>> Start Material for this exercise
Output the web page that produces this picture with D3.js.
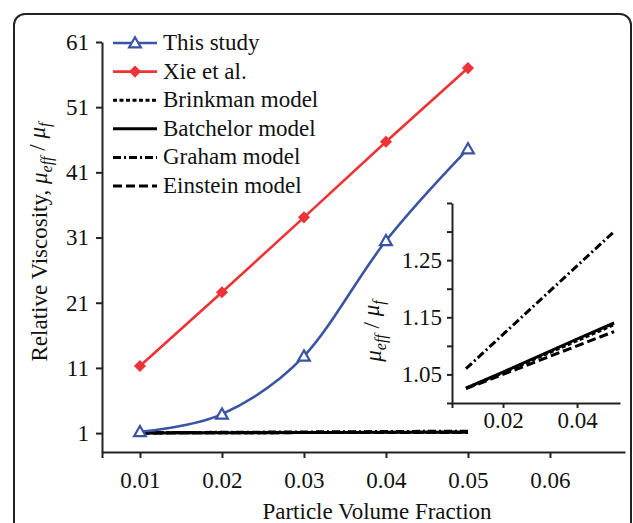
<!DOCTYPE html>
<html>
<head>
<meta charset="utf-8">
<script src="https://cdn.jsdelivr.net/npm/d3@7"></script>
</head>
<body style="margin:0">
<script>
// data
const fractions = [0.01, 0.02, 0.03, 0.04, 0.05];
const thisStudy = [1.2, 3.9, 12.8, 30.5, 44.6];
const xieEtAl = [11.3, 22.6, 34.1, 45.7, 57.0];
const brinkman = [1.026, 1.053, 1.081, 1.109, 1.137];
const batchelor = [1.026, 1.054, 1.083, 1.112, 1.140];
const graham = [1.06, 1.12, 1.18, 1.24, 1.30];
const einstein = [1.025, 1.05, 1.075, 1.10, 1.125];

const mainXTicks = [0.01, 0.02, 0.03, 0.04, 0.05, 0.06];
const mainYTicks = [1, 11, 21, 31, 41, 51, 61];
const insetXTicks = [0.02, 0.04];
const insetYTicks = [1.00, 1.05, 1.10, 1.15, 1.20, 1.25, 1.30, 1.35];
const insetYLabels = [1.05, 1.15, 1.25];

const W = 633, H = 523;
const blue = "#3a54a4", red = "#ee3337", ink = "#222";
const FONT = '"Liberation Serif"';

const svg = d3.select("body").append("svg")
    .attr("width", W).attr("height", H);

// every label goes through here so it gets the serif face
function label(parent, txt, size) {
    return parent.append("text")
        .style("font-family", FONT)
        .style("font-size", size + "px")
        .attr("fill", "#111")
        .text(txt);
}

// rounded frame (runs off the bottom / right like the original)
svg.append("rect")
    .attr("x", 14).attr("y", 14)
    .attr("width", 617).attr("height", 540)
    .attr("rx", 11)
    .attr("fill", "none").attr("stroke", ink).attr("stroke-width", 2);

// ---- main chart scales ----
const x = d3.scaleLinear().domain([0.00537, 0.06915]).range([102, 625]);
const y = d3.scaleLinear().domain([-1.9, 61]).range([452, 42]);

const models = [
    { name: "Brinkman model", values: brinkman, dash: "4,2.5" },
    { name: "Batchelor model", values: batchelor, dash: null },
    { name: "Graham model", values: graham, dash: "8,3,2,3" },
    { name: "Einstein model", values: einstein, dash: "9,4" }
];

function styleAxis(g) {
    g.attr("font-family", null).attr("font-size", null);
    g.selectAll("path").attr("stroke", ink).attr("stroke-width", 2);
    g.selectAll("line").attr("stroke", ink).attr("stroke-width", 2);
    g.selectAll("text").attr("fill", "#111")
        .style("font-family", FONT).style("font-size", "23px");
}

// x axis (extra tick at the left end of the domain)
const xStart = x.domain()[0];
svg.append("g")
    .attr("transform", "translate(0,452)")
    .call(d3.axisBottom(x)
        .tickValues([xStart].concat(mainXTicks))
        .tickFormat(d => d === xStart ? "" : d3.format(".2f")(d))
        .tickSize(6).tickSizeOuter(0).tickPadding(14))
    .call(styleAxis);

svg.append("g")
    .attr("transform", "translate(102,0)")
    .call(d3.axisLeft(y)
        .tickValues(mainYTicks)
        .tickSize(6).tickSizeOuter(0).tickPadding(7))
    .call(styleAxis);

// axis titles
label(svg, "Particle Volume Fraction", 23)
    .attr("x", 377).attr("y", 519)
    .attr("text-anchor", "middle");

function muLabel(sel) {
    sel.append("tspan").style("font-style", "italic").text("\u03bc");
    sel.append("tspan").style("font-style", "italic").style("font-size", "16px")
        .attr("dy", "0.3em").text("eff");
    sel.append("tspan").attr("dy", "-0.3em").text(" / ");
    sel.append("tspan").style("font-style", "italic").text("\u03bc");
    sel.append("tspan").style("font-style", "italic").style("font-size", "16px")
        .attr("dy", "0.3em").text("f");
}

const yTitle = label(svg, null, 23)
    .attr("transform", "translate(47,242) rotate(-90)")
    .attr("text-anchor", "middle");
yTitle.append("tspan").text("Relative Viscosity, ");
muLabel(yTitle);

// ---- main series ----
const pts = vals => fractions.map((f, i) => [f, vals[i]]);

const modelLine = d3.line().x(d => x(d[0])).y(d => y(d[1]));
models.forEach(m => {
    svg.append("path")
        .attr("d", modelLine(pts(m.values)))
        .attr("fill", "none").attr("stroke", "#000")
        .attr("stroke-width", 3)
        .attr("stroke-dasharray", m.dash);
});

svg.append("path")
    .attr("d", d3.line().x(d => x(d[0])).y(d => y(d[1]))(pts(xieEtAl)))
    .attr("fill", "none").attr("stroke", red).attr("stroke-width", 2.6);

svg.append("path")
    .attr("d", d3.line().curve(d3.curveCardinal.tension(0))
        .x(d => x(d[0])).y(d => y(d[1]))(pts(thisStudy)))
    .attr("fill", "none").attr("stroke", blue).attr("stroke-width", 2.6);

const diamond = d3.symbol().type(d3.symbolSquare).size(50);
const triangle = d3.symbol().type(d3.symbolTriangle).size(60);

svg.selectAll(".xie").data(pts(xieEtAl)).enter().append("path")
    .attr("class", "xie")
    .attr("d", diamond)
    .attr("transform", d => `translate(${x(d[0])},${y(d[1])}) rotate(45)`)
    .attr("fill", red).attr("stroke", red).attr("stroke-width", 1.5);

svg.selectAll(".study").data(pts(thisStudy)).enter().append("path")
    .attr("class", "study")
    .attr("d", triangle)
    .attr("transform", d => `translate(${x(d[0])},${y(d[1]) + 1})`)
    .attr("fill", "#fff").attr("stroke", blue).attr("stroke-width", 2.2);

// ---- legend ----
const legendItems = [
    { name: "This study", color: blue, dash: null, marker: "tri" },
    { name: "Xie et al.", color: red, dash: null, marker: "dia" }
].concat(models.map(m => ({ name: m.name, color: "#000", dash: m.dash, marker: null })));

const legend = svg.append("g").attr("transform", "translate(113,50)");
legendItems.forEach((d, i) => {
    const row = legend.append("g").attr("transform", `translate(0,${i * 28.6})`);
    row.append("line")
        .attr("x1", 0).attr("x2", 44).attr("y1", -7).attr("y2", -7)
        .attr("stroke", d.color)
        .attr("stroke-width", d.marker ? 2.6 : 3)
        .attr("stroke-dasharray", d.dash);
    if (d.marker === "tri") {
        row.append("path").attr("d", triangle)
            .attr("transform", "translate(22,-6)")
            .attr("fill", "#fff").attr("stroke", blue).attr("stroke-width", 2.2);
    } else if (d.marker === "dia") {
        row.append("path").attr("d", diamond)
            .attr("transform", "translate(22,-7) rotate(45)")
            .attr("fill", red).attr("stroke", red).attr("stroke-width", 1.5);
    }
    label(row, d.name, 23).attr("x", 50).attr("y", 0);
});

// ---- inset ----
const ix = d3.scaleLinear().domain([0.00622, 0.0516]).range([452, 620]);
const iy = d3.scaleLinear().domain([1.0, 1.35]).range([403, 203]);

const ixStart = ix.domain()[0];
svg.append("g")
    .attr("transform", "translate(0,403)")
    .call(d3.axisBottom(ix)
        .tickValues([ixStart].concat(insetXTicks))
        .tickFormat(d => d === ixStart ? "" : d3.format(".2f")(d))
        .tickSize(5).tickSizeOuter(0).tickPadding(4))
    .call(styleAxis);

svg.append("g")
    .attr("transform", "translate(452,0)")
    .call(d3.axisLeft(iy)
        .tickValues(insetYTicks)
        .tickFormat(d => insetYLabels.some(v => Math.abs(v - d) < 1e-9) ? d3.format(".2f")(d) : "")
        .tickSize(5).tickSizeOuter(0).tickPadding(5))
    .call(styleAxis);

const iTitle = label(svg, null, 23)
    .attr("transform", "translate(381,331) rotate(-90)")
    .attr("text-anchor", "middle");
muLabel(iTitle);

const insetLine = d3.line().x(d => ix(d[0])).y(d => iy(d[1]));
models.forEach(m => {
    svg.append("path")
        .attr("d", insetLine(pts(m.values)))
        .attr("fill", "none").attr("stroke", "#000")
        .attr("stroke-width", 3)
        .attr("stroke-dasharray", m.dash);
});
</script>
</body>
</html>
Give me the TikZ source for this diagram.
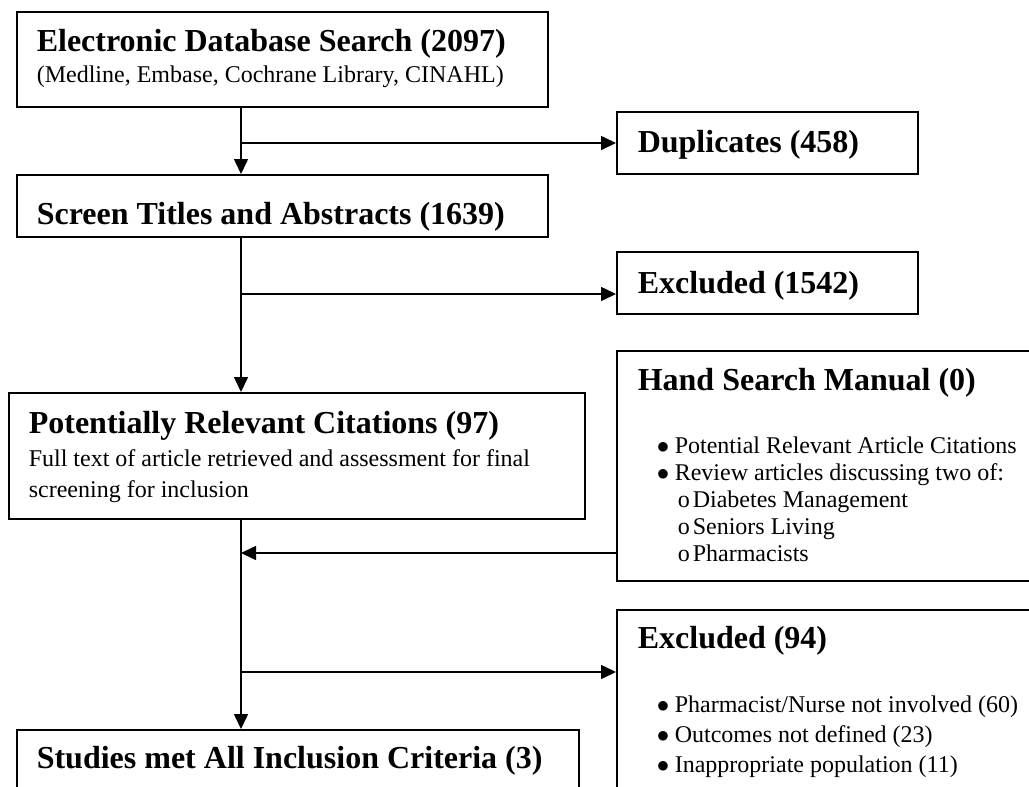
\documentclass[tikz,border=0pt]{standalone}
\usepackage{fontspec}
\setmainfont{Liberation Serif}
\usetikzlibrary{arrows.meta}

\tikzset{
  box/.style={draw, line width=2pt, anchor=north west, inner sep=0pt},
  head/.style={anchor=base west, inner sep=0pt, font=\fontsize{32}{38}\selectfont\bfseries},
  txt/.style={anchor=base west, inner sep=0pt, font=\fontsize{24}{31}\selectfont},
}

\begin{document}
\begin{tikzpicture}[x=1pt, y=-1pt, >={Triangle[length=15pt,width=14pt]}, line width=1.6pt]
		\useasboundingbox (0,0) rectangle (1029,787);
		\clip (0,0) rectangle (1029,787);
		% boxes
		\node[box, minimum width=531pt, minimum height=95pt] (db) at (16,11) {};
		\node[box, minimum width=531pt, minimum height=62pt] (screen) at (16,174) {};
		\node[box, minimum width=301pt, minimum height=62pt] (dup) at (616,111) {};
		\node[box, minimum width=301pt, minimum height=62pt] (excl1) at (616,251) {};
		\node[box, minimum width=576pt, minimum height=126pt] (pot) at (8,392) {};
		\node[box, minimum width=450pt, minimum height=230pt] (hand) at (616,350) {};
		\node[box, minimum width=450pt, minimum height=250pt] (excl2) at (616,609) {};
		\node[box, minimum width=562pt, minimum height=120pt] (studies) at (16,729) {};
		% texts
		\node[head] (dbhead) at (36,51) {Electronic Database Search (2097)};
		\node[txt] (dbsub) at (36,82) {(Medline, Embase, Cochrane Library, CINAHL)};
		\node[head] (screenhead) at (36,224) {Screen Titles and Abstracts (1639)};
		\node[head] (duphead) at (637,152) {Duplicates (458)};
		\node[head] (excl1head) at (637,293) {Excluded (1542)};
		\node[head] (pothead) at (28,433) {Potentially Relevant Citations (97)};
		\node[txt] (potsub1) at (28,466) {Full text of article retrieved and assessment for final};
		\node[txt] (potsub2) at (28,497) {screening for inclusion};
		\node[head] (handhead) at (637,390) {Hand Search Manual (0)};
		\node[txt] (hand1) at (656,453) {\makebox[18pt][l]{$\bullet$}Potential Relevant Article Citations};
		\node[txt] (hand2) at (656,480) {\makebox[18pt][l]{$\bullet$}Review articles discussing two of:};
		\node[txt] (hand3) at (677,507) {\makebox[15pt][l]{o}Diabetes Management};
		\node[txt] (hand4) at (677,534) {\makebox[15pt][l]{o}Seniors Living};
		\node[txt] (hand5) at (677,561) {\makebox[15pt][l]{o}Pharmacists};
		\node[head] (excl2head) at (637,648) {Excluded (94)};
		\node[txt] (excl2a) at (656,712) {\makebox[18pt][l]{$\bullet$}Pharmacist/Nurse not involved (60)};
		\node[txt] (excl2b) at (656,742) {\makebox[18pt][l]{$\bullet$}Outcomes not defined (23)};
		\node[txt] (excl2c) at (656,772) {\makebox[18pt][l]{$\bullet$}Inappropriate population (11)};
		\node[head] (studieshead) at (36,768) {Studies met All Inclusion Criteria (3)};
		% connectors
		\coordinate (stem) at (241,0);
		\coordinate (excl1in) at ([yshift=-11pt]excl1.west);
		\coordinate (handout) at ([yshift=29pt]hand.south west);
		\coordinate (excl2in) at ([yshift=-63pt]excl2.north west);
		\draw[->] (stem |- db.south) -- (stem |- screen.north);
		\draw[->] (stem |- dup.west) -- (dup.west);
		\draw[->] (stem |- screen.south) -- (stem |- pot.north);
		\draw[->] (stem |- excl1in) -- (excl1in);
		\draw[->] (stem |- pot.south) -- (stem |- studies.north);
		\draw[->] (handout) -- (stem |- handout);
		\draw[->] (stem |- excl2in) -- (excl2in);
\end{tikzpicture}
\end{document}
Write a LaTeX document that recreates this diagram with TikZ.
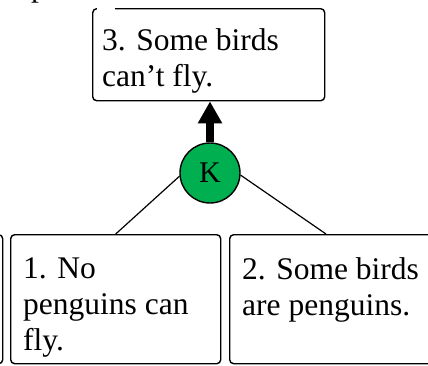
\documentclass[tikz,border=0pt]{standalone}
\usepackage{fontspec}
\setmainfont{Liberation Serif}
\usetikzlibrary{arrows.meta}
\definecolor{kgreen}{RGB}{0,176,80}
\begin{document}
\begin{tikzpicture}[x=1pt,y=-1pt,
  box/.style={draw, line width=1.4pt, rounded corners=4pt, inner sep=0pt, anchor=north west},
  txt/.style={font=\fontsize{31.5}{36}\selectfont, align=left, inner sep=0pt, anchor=north west},
  link/.style={line width=1.2pt}]
\useasboundingbox (0,0) rectangle (428,365);
% boxes
\node[box, minimum width=232pt, minimum height=92pt] (b3) at (92,8) {};
\draw[white, line width=3pt] (97,8) -- (115,8);
\node[txt, anchor=base west] (frag) at (31,-4) {p};
\node[box, minimum width=102pt, minimum height=129pt] (b0) at (-100,234) {};
\node[box, minimum width=210pt, minimum height=129pt] (b1) at (10,234) {};
\node[box, minimum width=230pt, minimum height=129pt] (b2) at (229,234) {};
% texts
\node[txt] (t3) at (102,28.5) {3. Some birds\\can’t fly.};
\node[txt] (t1) at (23,257) {1. No\\penguins can\\fly.};
\node[txt] (t2) at (242,257) {2. Some birds\\are penguins.};
% K
\node[circle, draw, fill=kgreen, line width=1.4pt, minimum size=60pt, inner sep=0pt,
  font=\fontsize{30}{36}\selectfont] (K) at (210,173) {K};
\coordinate (c2) at (326,234);
\draw[line width=8pt, -{Triangle[width=23pt,length=22pt]}] (K.north) -- (K.north |- b3.south);
\draw[link] (K.186) -- (b1.north);
\draw[link] (K.356) -- (c2);
\end{tikzpicture}
\end{document}
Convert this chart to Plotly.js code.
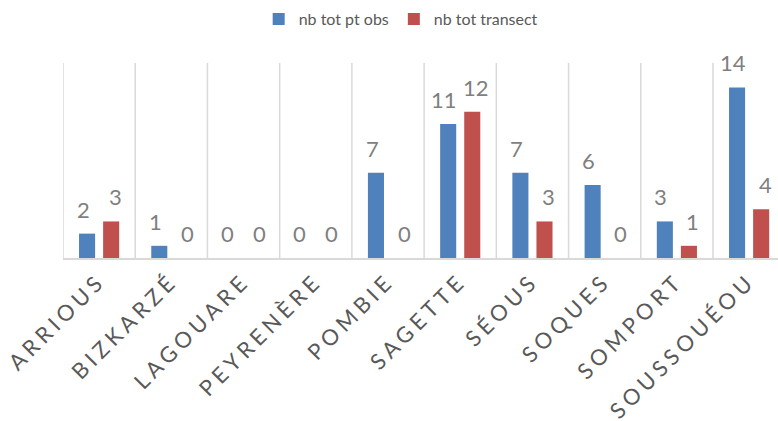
<!DOCTYPE html>
<html>
<head>
<meta charset="utf-8">
<script src="https://cdn.plot.ly/plotly-3.0.1.min.js"></script>
<style>
body{margin:0;padding:0;background:#fff;}
#chart{width:778px;height:421px;}
.xtick text{letter-spacing:4.5px;}
</style>
</head>
<body>
<div id="chart"></div>
<script>
const categories = ["ARRIOUS","BIZKARZÉ","LAGOUARE","PEYRENÈRE","POMBIE","SAGETTE","SÉOUS","SOQUES","SOMPORT","SOUSSOUÉOU"];
const ptObs = [2,1,0,0,7,11,7,6,3,14];
const transect = [3,0,0,0,0,12,3,0,1,4];
const seriesNames = ["nb tot pt obs","nb tot transect"];

const labelFont = {family:"Lato, 'Open Sans', sans-serif", size:22, color:"#7f7f7f"};
const annotations = [];
categories.forEach((c,i)=>{
  annotations.push({x:c,y:ptObs[i],text:String(ptObs[i]),xshift:-16,yshift:9,yanchor:"bottom",showarrow:false,font:labelFont});
  annotations.push({x:c,y:transect[i],text:String(transect[i]),xshift:16,yshift:9,yanchor:"bottom",showarrow:false,font:labelFont});
});

const data = [
  {type:"bar",name:seriesNames[0],x:categories,y:ptObs,marker:{color:"#4f81bd"},hoverinfo:"none"},
  {type:"bar",name:seriesNames[1],x:categories,y:transect,marker:{color:"#c0504d"},hoverinfo:"none"}
];
const layout = {
  width:778,height:421,
  margin:{l:63,r:0,t:63,b:163,autoexpand:false},
  paper_bgcolor:"#fff",plot_bgcolor:"#fff",
  barmode:"group",bargap:0.333,bargroupgap:0.333,
  showlegend:true,
  legend:{orientation:"h",xref:"container",yref:"container",x:0.515,xanchor:"center",y:0.995,yanchor:"top",font:{family:"Lato, sans-serif",size:16,color:"#595959"},itemwidth:30,tracegroupgap:0},
  xaxis:{type:"category",range:[-0.5,9.4],tickangle:-45,showgrid:false,showline:true,linecolor:"#d9d9d9",linewidth:1.5,ticks:"",
    tickfont:{family:"Lato, 'Open Sans', sans-serif",size:22,color:"#595959"},fixedrange:true,automargin:false},
  yaxis:{range:[0,16],showticklabels:false,showgrid:false,zeroline:false,showline:false,fixedrange:true},
  shapes:categories.map((c,i)=>({type:"line",xref:"x",yref:"paper",x0:i-0.5,x1:i-0.5,y0:0,y1:1,line:{color:"#d9d9d9",width:1.5}})),
  annotations:annotations
};
Plotly.newPlot("chart",data,layout,{staticPlot:true,displayModeBar:false});
</script>
</body>
</html>
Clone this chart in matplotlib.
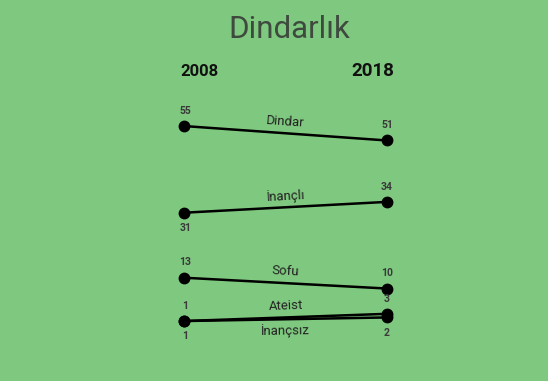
import numpy as np
import matplotlib
matplotlib.use("Agg")
import matplotlib.pyplot as plt

categories = ["Dindar", "İnançlı", "Sofu", "Ateist", "İnançsız"]
years = ["2008", "2018"]
v2008 = [55, 31, 13, 1, 1]
v2018 = [51, 34, 10, 3, 2]
# label placement: +1 above line, -1 below line
name_side = [1, 1, 1, 1, -1]
left_side = [1, -1, 1, 1, -1]
right_side = [1, 1, 1, 1, -1]

bg = "#7fc87f"
plt.rcParams['font.family'] = ['Roboto', 'DejaVu Sans']

fig = plt.figure(figsize=(5.48, 3.81), dpi=100, facecolor=bg)
ax = fig.add_axes([0, 0, 1, 1])
ax.set_facecolor(bg)
ax.set_xlim(-0.906, 1.793)
ax.set_ylim(-15.6, 89.9)
ax.axis("off")

fig.text(289/548, 1 - 30/381, "Dindarlık", ha="center", va="center", fontsize=22.5, color="#3f4a3f")
fig.text(180/548, 1 - 72/381, years[0], ha="left", va="center", fontsize=12, fontweight="bold", color="#111111")
fig.text(394/548, 1 - 71/381, years[1], ha="right", va="center", fontsize=13.5, fontweight="bold", color="#111111")

fig.canvas.draw()
for i, cat in enumerate(categories):
    a, b = v2008[i], v2018[i]
    ax.plot([0, 1], [a, b], color="black", lw=1.8, marker="o", ms=7.5, zorder=3)
    p0 = ax.transData.transform((0, a))
    p1 = ax.transData.transform((1, b))
    ang = np.degrees(np.arctan2(p1[1] - p0[1], p1[0] - p0[0]))
    s = name_side[i]
    ax.annotate(cat, xy=(0.5, (a + b) / 2), xytext=(0, 8.5 * s), textcoords="offset points",
                ha="center", va="center", rotation=ang, rotation_mode="anchor",
                fontsize=9.5, color="#222222")
    ls = left_side[i]
    ax.annotate(str(a), xy=(0, a), xytext=(1, 11 * ls), textcoords="offset points",
                ha="center", va="center", fontsize=7.5, fontweight="bold", color="#3a3a3a")
    rs = right_side[i]
    ax.annotate(str(b), xy=(1, b), xytext=(0, 11 * rs), textcoords="offset points",
                ha="center", va="center", fontsize=7.5, fontweight="bold", color="#3a3a3a")

fig.savefig("out.png", dpi=100, facecolor=bg)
>> End Material for this exercise
Transcribe, exactly as written, the lines starting at the one with "Clone this chart in matplotlib." and ending at the one with "import matplotlib.pyplot as plt", and nothing more. Pictures are not part of the copy.

Clone this chart in matplotlib.
import numpy as np
import matplotlib
matplotlib.use("Agg")
import matplotlib.pyplot as plt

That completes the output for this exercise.